SET TASK: Beginning with the first line, set down every line through the one containing "2.52,2.49,2.74,3.01,3.19,3.19,2.96];", exactly as it appears, but not the pictures.
--- start of MATERIAL FOR THIS EXERCISE ---
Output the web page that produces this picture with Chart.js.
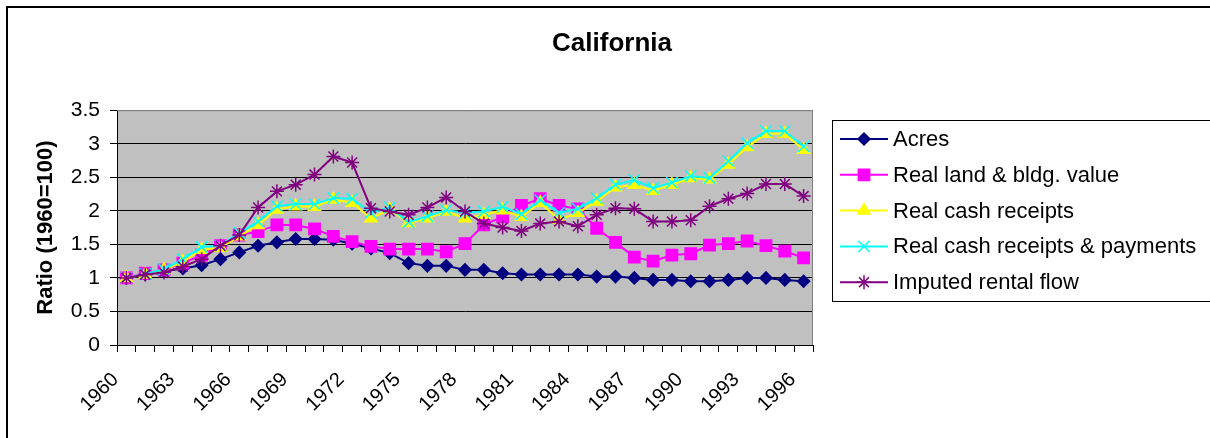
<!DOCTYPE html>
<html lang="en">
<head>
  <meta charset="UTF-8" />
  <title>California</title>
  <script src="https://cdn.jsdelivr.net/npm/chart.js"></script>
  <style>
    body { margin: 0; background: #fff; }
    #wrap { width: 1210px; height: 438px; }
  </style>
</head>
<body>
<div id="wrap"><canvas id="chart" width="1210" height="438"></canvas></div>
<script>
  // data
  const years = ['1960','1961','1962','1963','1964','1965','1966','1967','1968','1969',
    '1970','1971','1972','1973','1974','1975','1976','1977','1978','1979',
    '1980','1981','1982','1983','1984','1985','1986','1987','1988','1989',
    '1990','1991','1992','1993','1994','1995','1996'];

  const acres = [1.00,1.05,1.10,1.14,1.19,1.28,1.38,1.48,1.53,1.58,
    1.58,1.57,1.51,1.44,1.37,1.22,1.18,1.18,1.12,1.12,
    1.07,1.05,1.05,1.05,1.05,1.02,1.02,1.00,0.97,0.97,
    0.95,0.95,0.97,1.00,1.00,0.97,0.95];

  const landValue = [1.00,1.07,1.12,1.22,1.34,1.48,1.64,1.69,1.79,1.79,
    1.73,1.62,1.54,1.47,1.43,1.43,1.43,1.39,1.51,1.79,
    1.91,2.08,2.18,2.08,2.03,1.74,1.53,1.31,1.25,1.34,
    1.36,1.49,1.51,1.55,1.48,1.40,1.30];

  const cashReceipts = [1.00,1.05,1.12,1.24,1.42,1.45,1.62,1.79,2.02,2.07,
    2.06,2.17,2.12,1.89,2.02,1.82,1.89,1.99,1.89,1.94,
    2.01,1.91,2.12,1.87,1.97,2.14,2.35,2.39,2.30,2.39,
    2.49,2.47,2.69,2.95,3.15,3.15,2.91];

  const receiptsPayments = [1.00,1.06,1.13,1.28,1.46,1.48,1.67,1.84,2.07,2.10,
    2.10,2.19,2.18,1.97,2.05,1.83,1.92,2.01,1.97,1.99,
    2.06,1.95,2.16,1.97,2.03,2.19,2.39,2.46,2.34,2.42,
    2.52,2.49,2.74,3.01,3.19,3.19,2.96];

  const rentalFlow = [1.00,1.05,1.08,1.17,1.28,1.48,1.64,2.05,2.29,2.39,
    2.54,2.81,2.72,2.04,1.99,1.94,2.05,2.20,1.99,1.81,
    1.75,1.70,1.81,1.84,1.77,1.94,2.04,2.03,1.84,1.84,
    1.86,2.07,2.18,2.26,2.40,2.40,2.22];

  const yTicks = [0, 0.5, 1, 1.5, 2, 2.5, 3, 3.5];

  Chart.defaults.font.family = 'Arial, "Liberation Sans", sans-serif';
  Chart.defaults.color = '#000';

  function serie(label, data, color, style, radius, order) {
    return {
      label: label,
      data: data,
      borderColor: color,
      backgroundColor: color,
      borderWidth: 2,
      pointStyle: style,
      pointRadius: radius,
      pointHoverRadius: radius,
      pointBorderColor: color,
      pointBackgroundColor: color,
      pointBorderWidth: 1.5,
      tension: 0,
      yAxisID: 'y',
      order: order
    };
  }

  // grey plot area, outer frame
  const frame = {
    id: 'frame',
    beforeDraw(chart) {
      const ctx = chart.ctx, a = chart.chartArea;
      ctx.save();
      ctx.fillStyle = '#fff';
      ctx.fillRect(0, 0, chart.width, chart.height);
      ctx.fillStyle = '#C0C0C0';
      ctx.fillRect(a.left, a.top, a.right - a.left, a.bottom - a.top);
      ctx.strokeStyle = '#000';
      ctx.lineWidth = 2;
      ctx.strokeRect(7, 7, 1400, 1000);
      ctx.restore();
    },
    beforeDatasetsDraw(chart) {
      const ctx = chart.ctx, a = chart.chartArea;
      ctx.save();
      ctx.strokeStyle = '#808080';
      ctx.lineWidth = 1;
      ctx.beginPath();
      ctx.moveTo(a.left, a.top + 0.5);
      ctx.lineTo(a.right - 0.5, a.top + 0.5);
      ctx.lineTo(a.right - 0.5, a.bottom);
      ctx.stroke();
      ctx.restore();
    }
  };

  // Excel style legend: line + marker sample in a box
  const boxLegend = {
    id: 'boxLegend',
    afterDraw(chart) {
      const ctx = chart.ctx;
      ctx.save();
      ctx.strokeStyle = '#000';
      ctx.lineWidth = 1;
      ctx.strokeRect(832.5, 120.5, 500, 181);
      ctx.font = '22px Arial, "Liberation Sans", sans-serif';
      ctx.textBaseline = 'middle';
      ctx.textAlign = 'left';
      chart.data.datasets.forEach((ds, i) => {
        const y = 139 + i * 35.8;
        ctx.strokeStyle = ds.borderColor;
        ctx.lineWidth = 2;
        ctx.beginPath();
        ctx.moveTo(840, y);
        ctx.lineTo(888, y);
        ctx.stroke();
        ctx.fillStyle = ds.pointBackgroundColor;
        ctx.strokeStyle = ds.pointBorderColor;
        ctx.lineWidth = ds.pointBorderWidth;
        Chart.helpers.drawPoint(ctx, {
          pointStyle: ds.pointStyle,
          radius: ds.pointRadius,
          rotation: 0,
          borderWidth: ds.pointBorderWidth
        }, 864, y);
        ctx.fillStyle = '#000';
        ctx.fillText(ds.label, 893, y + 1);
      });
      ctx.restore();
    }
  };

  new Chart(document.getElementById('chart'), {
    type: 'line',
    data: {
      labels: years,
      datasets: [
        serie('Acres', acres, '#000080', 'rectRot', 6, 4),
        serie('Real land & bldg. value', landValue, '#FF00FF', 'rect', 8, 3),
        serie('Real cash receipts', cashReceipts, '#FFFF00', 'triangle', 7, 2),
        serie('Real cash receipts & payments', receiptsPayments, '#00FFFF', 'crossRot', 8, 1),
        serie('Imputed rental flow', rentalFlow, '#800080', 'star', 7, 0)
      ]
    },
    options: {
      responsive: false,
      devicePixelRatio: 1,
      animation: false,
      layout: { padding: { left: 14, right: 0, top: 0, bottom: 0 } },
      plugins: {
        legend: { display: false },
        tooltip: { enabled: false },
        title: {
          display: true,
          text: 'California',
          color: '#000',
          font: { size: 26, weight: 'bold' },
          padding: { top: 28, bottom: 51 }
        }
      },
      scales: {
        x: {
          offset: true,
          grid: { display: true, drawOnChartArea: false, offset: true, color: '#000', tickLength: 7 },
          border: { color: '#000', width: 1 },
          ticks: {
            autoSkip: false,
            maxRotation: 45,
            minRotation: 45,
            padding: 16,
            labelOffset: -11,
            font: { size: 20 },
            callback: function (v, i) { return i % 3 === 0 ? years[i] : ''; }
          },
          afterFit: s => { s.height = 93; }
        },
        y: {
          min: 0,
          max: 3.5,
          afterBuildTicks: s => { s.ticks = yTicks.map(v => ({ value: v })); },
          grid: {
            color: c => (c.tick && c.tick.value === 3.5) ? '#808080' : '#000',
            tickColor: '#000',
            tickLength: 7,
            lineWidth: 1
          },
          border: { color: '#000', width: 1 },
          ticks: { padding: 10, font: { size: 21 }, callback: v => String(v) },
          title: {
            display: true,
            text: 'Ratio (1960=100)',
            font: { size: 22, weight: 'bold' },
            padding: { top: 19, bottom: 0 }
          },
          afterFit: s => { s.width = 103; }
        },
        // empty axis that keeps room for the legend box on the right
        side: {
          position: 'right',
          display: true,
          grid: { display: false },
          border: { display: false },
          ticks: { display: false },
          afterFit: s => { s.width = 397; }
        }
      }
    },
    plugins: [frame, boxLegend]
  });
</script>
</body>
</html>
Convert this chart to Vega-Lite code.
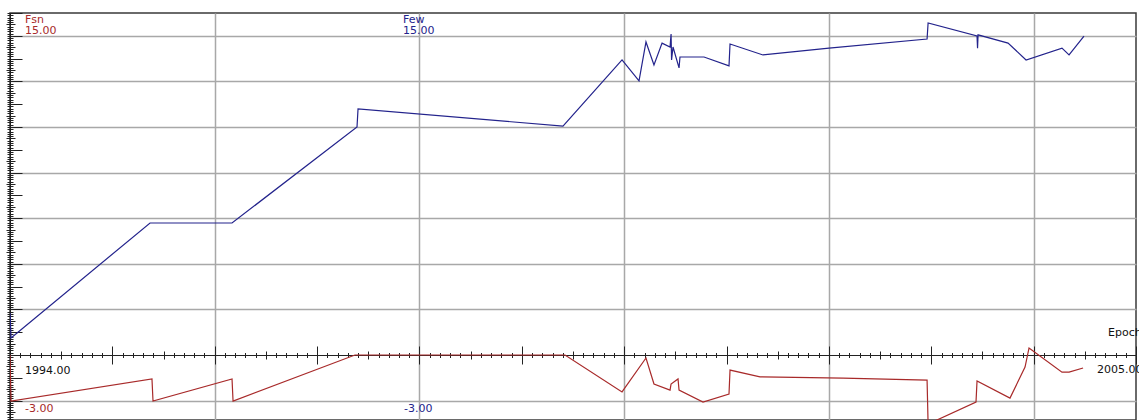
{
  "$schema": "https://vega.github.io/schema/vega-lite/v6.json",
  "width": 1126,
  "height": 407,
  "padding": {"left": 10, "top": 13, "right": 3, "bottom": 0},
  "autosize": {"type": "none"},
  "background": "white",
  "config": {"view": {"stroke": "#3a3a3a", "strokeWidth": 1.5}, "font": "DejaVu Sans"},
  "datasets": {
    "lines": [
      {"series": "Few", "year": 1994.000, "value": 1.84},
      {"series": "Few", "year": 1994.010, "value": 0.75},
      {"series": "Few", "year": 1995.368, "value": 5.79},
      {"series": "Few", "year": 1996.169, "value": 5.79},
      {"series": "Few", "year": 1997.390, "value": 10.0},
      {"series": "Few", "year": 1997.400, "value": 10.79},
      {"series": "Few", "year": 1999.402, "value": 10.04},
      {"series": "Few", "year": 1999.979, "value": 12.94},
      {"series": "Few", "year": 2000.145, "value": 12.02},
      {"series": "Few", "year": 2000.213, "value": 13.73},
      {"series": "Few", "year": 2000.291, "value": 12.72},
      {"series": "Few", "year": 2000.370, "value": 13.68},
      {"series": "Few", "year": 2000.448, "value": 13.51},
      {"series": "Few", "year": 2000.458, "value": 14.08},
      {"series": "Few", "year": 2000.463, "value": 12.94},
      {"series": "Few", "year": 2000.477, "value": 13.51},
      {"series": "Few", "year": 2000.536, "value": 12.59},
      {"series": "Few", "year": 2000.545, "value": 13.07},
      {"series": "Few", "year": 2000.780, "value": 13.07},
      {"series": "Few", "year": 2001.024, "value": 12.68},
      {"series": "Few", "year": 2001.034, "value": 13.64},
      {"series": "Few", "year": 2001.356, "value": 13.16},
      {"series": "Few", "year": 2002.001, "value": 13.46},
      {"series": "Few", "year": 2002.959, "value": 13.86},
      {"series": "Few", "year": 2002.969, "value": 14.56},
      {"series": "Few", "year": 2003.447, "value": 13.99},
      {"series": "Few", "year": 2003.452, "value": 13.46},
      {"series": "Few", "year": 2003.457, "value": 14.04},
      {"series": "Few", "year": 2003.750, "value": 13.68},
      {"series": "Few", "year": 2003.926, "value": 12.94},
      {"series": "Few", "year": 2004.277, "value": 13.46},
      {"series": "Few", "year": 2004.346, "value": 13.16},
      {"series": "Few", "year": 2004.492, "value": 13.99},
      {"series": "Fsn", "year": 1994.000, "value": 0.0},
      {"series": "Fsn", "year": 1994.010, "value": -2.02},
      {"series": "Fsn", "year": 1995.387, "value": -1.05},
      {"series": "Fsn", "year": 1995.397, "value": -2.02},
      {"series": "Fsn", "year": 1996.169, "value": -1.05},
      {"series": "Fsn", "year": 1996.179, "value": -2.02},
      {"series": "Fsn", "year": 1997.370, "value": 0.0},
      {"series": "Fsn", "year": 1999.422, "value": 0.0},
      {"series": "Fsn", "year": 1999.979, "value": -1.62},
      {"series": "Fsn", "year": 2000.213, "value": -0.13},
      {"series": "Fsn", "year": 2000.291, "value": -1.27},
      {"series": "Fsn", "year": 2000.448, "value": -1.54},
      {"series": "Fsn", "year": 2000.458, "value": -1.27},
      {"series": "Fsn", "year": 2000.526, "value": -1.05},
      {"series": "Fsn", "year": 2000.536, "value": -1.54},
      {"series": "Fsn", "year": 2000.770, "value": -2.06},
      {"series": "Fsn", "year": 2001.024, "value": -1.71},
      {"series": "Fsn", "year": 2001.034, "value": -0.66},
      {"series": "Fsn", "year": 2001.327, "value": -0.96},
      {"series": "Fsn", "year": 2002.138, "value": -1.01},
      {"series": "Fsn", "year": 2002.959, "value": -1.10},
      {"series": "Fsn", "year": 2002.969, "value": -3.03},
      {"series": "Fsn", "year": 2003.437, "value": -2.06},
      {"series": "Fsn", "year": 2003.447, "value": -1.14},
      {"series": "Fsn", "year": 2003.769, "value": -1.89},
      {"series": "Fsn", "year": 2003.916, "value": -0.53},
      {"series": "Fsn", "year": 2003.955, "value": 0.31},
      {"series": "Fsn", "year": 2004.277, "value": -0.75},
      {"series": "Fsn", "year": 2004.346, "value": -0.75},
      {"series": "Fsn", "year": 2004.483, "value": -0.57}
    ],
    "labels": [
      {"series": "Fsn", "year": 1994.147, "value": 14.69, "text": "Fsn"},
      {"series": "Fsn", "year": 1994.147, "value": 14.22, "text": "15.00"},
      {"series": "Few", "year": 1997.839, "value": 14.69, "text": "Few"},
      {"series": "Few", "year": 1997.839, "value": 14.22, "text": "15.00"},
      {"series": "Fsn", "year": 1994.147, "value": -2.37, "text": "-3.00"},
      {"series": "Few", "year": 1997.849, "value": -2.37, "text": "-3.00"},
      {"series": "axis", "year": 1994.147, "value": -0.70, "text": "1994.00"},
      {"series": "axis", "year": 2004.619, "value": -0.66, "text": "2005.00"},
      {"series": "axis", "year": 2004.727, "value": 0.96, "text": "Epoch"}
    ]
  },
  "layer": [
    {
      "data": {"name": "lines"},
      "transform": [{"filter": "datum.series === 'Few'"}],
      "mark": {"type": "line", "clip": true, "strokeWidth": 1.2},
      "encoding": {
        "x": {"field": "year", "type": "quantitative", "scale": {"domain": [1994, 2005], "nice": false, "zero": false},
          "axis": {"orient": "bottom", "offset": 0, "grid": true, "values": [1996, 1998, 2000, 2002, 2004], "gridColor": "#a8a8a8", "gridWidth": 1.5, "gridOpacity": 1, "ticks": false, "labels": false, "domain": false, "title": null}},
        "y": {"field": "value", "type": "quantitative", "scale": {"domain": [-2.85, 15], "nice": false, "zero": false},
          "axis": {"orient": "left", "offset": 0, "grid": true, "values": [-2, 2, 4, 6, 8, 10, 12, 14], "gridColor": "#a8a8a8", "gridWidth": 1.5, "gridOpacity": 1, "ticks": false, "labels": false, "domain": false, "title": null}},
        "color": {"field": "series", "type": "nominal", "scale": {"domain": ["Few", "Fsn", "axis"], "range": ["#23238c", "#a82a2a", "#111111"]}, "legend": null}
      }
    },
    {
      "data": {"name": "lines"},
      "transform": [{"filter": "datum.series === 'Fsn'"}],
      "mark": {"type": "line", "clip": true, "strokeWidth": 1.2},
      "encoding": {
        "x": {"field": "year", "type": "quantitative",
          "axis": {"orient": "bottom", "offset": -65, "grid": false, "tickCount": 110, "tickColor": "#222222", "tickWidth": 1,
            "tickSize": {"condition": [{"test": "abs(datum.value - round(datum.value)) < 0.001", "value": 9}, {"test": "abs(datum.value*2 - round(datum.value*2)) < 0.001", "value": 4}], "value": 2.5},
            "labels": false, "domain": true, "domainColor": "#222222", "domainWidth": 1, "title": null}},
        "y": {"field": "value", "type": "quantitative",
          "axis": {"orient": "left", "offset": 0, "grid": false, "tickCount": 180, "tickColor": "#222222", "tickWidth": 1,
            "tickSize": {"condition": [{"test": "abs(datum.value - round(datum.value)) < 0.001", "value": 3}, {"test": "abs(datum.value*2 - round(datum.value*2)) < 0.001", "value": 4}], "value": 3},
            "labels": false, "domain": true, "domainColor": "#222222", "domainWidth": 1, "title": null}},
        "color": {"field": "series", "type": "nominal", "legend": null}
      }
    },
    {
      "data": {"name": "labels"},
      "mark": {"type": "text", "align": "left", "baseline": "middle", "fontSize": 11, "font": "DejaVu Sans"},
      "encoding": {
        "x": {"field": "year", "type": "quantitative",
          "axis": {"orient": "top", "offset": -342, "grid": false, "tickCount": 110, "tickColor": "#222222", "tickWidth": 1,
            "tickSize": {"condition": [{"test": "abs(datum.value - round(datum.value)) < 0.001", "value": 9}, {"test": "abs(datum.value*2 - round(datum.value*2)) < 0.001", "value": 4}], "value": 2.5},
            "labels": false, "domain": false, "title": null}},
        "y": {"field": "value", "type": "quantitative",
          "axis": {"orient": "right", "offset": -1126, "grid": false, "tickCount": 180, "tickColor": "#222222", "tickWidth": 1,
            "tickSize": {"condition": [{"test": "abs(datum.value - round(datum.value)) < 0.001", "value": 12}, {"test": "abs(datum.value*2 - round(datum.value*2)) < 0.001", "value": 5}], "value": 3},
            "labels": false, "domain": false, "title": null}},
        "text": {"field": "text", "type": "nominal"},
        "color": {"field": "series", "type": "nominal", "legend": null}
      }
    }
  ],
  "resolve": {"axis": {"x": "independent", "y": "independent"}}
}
--- end of MATERIAL FOR THIS EXERCISE ---
EXERCISE ANSWER:
Output the web page that produces this picture with Chart.js.
<!DOCTYPE html>
<html lang="en">
<head>
  <meta charset="UTF-8" />
  <title>California</title>
  <script src="https://cdn.jsdelivr.net/npm/chart.js"></script>
  <style>
    body { margin: 0; background: #fff; }
    #wrap { width: 1210px; height: 438px; }
  </style>
</head>
<body>
<div id="wrap"><canvas id="chart" width="1210" height="438"></canvas></div>
<script>
  // data
  const years = ['1960','1961','1962','1963','1964','1965','1966','1967','1968','1969',
    '1970','1971','1972','1973','1974','1975','1976','1977','1978','1979',
    '1980','1981','1982','1983','1984','1985','1986','1987','1988','1989',
    '1990','1991','1992','1993','1994','1995','1996'];

  const acres = [1.00,1.05,1.10,1.14,1.19,1.28,1.38,1.48,1.53,1.58,
    1.58,1.57,1.51,1.44,1.37,1.22,1.18,1.18,1.12,1.12,
    1.07,1.05,1.05,1.05,1.05,1.02,1.02,1.00,0.97,0.97,
    0.95,0.95,0.97,1.00,1.00,0.97,0.95];

  const landValue = [1.00,1.07,1.12,1.22,1.34,1.48,1.64,1.69,1.79,1.79,
    1.73,1.62,1.54,1.47,1.43,1.43,1.43,1.39,1.51,1.79,
    1.91,2.08,2.18,2.08,2.03,1.74,1.53,1.31,1.25,1.34,
    1.36,1.49,1.51,1.55,1.48,1.40,1.30];

  const cashReceipts = [1.00,1.05,1.12,1.24,1.42,1.45,1.62,1.79,2.02,2.07,
    2.06,2.17,2.12,1.89,2.02,1.82,1.89,1.99,1.89,1.94,
    2.01,1.91,2.12,1.87,1.97,2.14,2.35,2.39,2.30,2.39,
    2.49,2.47,2.69,2.95,3.15,3.15,2.91];

  const receiptsPayments = [1.00,1.06,1.13,1.28,1.46,1.48,1.67,1.84,2.07,2.10,
    2.10,2.19,2.18,1.97,2.05,1.83,1.92,2.01,1.97,1.99,
    2.06,1.95,2.16,1.97,2.03,2.19,2.39,2.46,2.34,2.42,
    2.52,2.49,2.74,3.01,3.19,3.19,2.96];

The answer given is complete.